WHAT IS EXPECTED:
Give an exact copy of every line, leaving images out.

PROVIDED MATERIAL:
________________________

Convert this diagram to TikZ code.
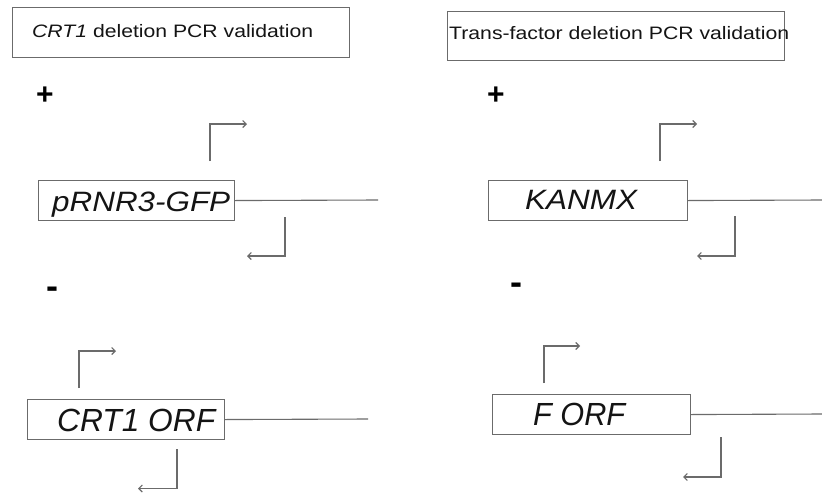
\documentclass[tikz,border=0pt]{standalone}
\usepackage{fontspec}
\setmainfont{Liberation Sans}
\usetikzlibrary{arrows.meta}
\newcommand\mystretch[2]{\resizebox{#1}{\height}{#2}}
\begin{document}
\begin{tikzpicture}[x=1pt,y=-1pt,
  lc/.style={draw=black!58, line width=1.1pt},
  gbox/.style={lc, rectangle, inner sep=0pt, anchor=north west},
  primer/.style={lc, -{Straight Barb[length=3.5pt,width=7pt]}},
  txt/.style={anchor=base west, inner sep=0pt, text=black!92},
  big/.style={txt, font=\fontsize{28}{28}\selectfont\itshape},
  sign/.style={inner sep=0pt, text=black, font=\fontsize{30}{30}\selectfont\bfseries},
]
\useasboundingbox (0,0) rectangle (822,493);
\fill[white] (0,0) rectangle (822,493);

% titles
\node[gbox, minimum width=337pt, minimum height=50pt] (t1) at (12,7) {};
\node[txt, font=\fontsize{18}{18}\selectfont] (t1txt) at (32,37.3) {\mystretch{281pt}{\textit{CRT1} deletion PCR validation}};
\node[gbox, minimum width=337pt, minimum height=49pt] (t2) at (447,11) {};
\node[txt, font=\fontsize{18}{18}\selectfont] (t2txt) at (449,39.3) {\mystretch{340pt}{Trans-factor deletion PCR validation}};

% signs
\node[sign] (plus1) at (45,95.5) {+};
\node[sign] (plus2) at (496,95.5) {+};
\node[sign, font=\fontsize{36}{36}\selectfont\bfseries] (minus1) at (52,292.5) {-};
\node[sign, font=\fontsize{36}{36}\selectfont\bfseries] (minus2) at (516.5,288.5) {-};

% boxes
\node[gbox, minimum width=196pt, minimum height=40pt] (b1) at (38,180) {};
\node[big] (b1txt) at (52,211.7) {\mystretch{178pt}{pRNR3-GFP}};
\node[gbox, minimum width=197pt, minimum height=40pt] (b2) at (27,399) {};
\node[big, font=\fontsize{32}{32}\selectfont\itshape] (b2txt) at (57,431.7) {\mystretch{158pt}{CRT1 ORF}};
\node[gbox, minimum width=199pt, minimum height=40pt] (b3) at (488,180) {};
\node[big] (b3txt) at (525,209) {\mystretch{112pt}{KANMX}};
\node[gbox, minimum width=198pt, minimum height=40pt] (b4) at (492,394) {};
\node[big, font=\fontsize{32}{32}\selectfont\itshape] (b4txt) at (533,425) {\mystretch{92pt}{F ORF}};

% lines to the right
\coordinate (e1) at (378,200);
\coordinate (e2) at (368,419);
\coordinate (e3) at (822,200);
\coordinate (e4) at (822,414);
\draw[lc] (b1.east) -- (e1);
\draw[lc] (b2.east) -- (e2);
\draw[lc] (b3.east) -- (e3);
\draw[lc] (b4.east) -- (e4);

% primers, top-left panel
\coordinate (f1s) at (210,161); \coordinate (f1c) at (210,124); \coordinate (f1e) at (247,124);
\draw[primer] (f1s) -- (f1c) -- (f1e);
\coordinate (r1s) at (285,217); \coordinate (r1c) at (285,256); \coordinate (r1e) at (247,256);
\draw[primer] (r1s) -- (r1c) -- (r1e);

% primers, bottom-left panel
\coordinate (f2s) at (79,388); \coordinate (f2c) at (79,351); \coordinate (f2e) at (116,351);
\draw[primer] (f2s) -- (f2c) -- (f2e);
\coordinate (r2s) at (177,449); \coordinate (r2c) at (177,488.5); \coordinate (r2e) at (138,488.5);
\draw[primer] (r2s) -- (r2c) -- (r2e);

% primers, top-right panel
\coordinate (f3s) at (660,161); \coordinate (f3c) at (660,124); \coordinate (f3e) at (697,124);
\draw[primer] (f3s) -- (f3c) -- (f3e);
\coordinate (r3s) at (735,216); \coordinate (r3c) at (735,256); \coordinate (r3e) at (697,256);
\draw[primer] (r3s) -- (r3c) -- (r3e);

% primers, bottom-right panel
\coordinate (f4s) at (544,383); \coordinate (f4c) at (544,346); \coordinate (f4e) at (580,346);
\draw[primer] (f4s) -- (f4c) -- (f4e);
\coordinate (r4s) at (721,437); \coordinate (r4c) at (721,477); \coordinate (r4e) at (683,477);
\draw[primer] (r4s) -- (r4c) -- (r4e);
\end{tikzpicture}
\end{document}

________________________

TASK RESPONSE:
Convert this diagram to TikZ code.
\documentclass[tikz,border=0pt]{standalone}
\usepackage{fontspec}
\setmainfont{Liberation Sans}
\usetikzlibrary{arrows.meta}
\newcommand\mystretch[2]{\resizebox{#1}{\height}{#2}}
\begin{document}
\begin{tikzpicture}[x=1pt,y=-1pt,
  lc/.style={draw=black!58, line width=1.1pt},
  gbox/.style={lc, rectangle, inner sep=0pt, anchor=north west},
  primer/.style={lc, -{Straight Barb[length=3.5pt,width=7pt]}},
  txt/.style={anchor=base west, inner sep=0pt, text=black!92},
  big/.style={txt, font=\fontsize{28}{28}\selectfont\itshape},
  sign/.style={inner sep=0pt, text=black, font=\fontsize{30}{30}\selectfont\bfseries},
]
\useasboundingbox (0,0) rectangle (822,493);
\fill[white] (0,0) rectangle (822,493);

% titles
\node[gbox, minimum width=337pt, minimum height=50pt] (t1) at (12,7) {};
\node[txt, font=\fontsize{18}{18}\selectfont] (t1txt) at (32,37.3) {\mystretch{281pt}{\textit{CRT1} deletion PCR validation}};
\node[gbox, minimum width=337pt, minimum height=49pt] (t2) at (447,11) {};
\node[txt, font=\fontsize{18}{18}\selectfont] (t2txt) at (449,39.3) {\mystretch{340pt}{Trans-factor deletion PCR validation}};

% signs
\node[sign] (plus1) at (45,95.5) {+};
\node[sign] (plus2) at (496,95.5) {+};
\node[sign, font=\fontsize{36}{36}\selectfont\bfseries] (minus1) at (52,292.5) {-};
\node[sign, font=\fontsize{36}{36}\selectfont\bfseries] (minus2) at (516.5,288.5) {-};

% boxes
\node[gbox, minimum width=196pt, minimum height=40pt] (b1) at (38,180) {};
\node[big] (b1txt) at (52,211.7) {\mystretch{178pt}{pRNR3-GFP}};
\node[gbox, minimum width=197pt, minimum height=40pt] (b2) at (27,399) {};
\node[big, font=\fontsize{32}{32}\selectfont\itshape] (b2txt) at (57,431.7) {\mystretch{158pt}{CRT1 ORF}};
\node[gbox, minimum width=199pt, minimum height=40pt] (b3) at (488,180) {};
\node[big] (b3txt) at (525,209) {\mystretch{112pt}{KANMX}};
\node[gbox, minimum width=198pt, minimum height=40pt] (b4) at (492,394) {};
\node[big, font=\fontsize{32}{32}\selectfont\itshape] (b4txt) at (533,425) {\mystretch{92pt}{F ORF}};

% lines to the right
\coordinate (e1) at (378,200);
\coordinate (e2) at (368,419);
\coordinate (e3) at (822,200);
\coordinate (e4) at (822,414);
\draw[lc] (b1.east) -- (e1);
\draw[lc] (b2.east) -- (e2);
\draw[lc] (b3.east) -- (e3);
\draw[lc] (b4.east) -- (e4);

% primers, top-left panel
\coordinate (f1s) at (210,161); \coordinate (f1c) at (210,124); \coordinate (f1e) at (247,124);
\draw[primer] (f1s) -- (f1c) -- (f1e);
\coordinate (r1s) at (285,217); \coordinate (r1c) at (285,256); \coordinate (r1e) at (247,256);
\draw[primer] (r1s) -- (r1c) -- (r1e);

% primers, bottom-left panel
\coordinate (f2s) at (79,388); \coordinate (f2c) at (79,351); \coordinate (f2e) at (116,351);
\draw[primer] (f2s) -- (f2c) -- (f2e);
\coordinate (r2s) at (177,449); \coordinate (r2c) at (177,488.5); \coordinate (r2e) at (138,488.5);
\draw[primer] (r2s) -- (r2c) -- (r2e);

% primers, top-right panel
\coordinate (f3s) at (660,161); \coordinate (f3c) at (660,124); \coordinate (f3e) at (697,124);
\draw[primer] (f3s) -- (f3c) -- (f3e);
\coordinate (r3s) at (735,216); \coordinate (r3c) at (735,256); \coordinate (r3e) at (697,256);
\draw[primer] (r3s) -- (r3c) -- (r3e);

% primers, bottom-right panel
\coordinate (f4s) at (544,383); \coordinate (f4c) at (544,346); \coordinate (f4e) at (580,346);
\draw[primer] (f4s) -- (f4c) -- (f4e);
\coordinate (r4s) at (721,437); \coordinate (r4c) at (721,477); \coordinate (r4e) at (683,477);
\draw[primer] (r4s) -- (r4c) -- (r4e);
\end{tikzpicture}
\end{document}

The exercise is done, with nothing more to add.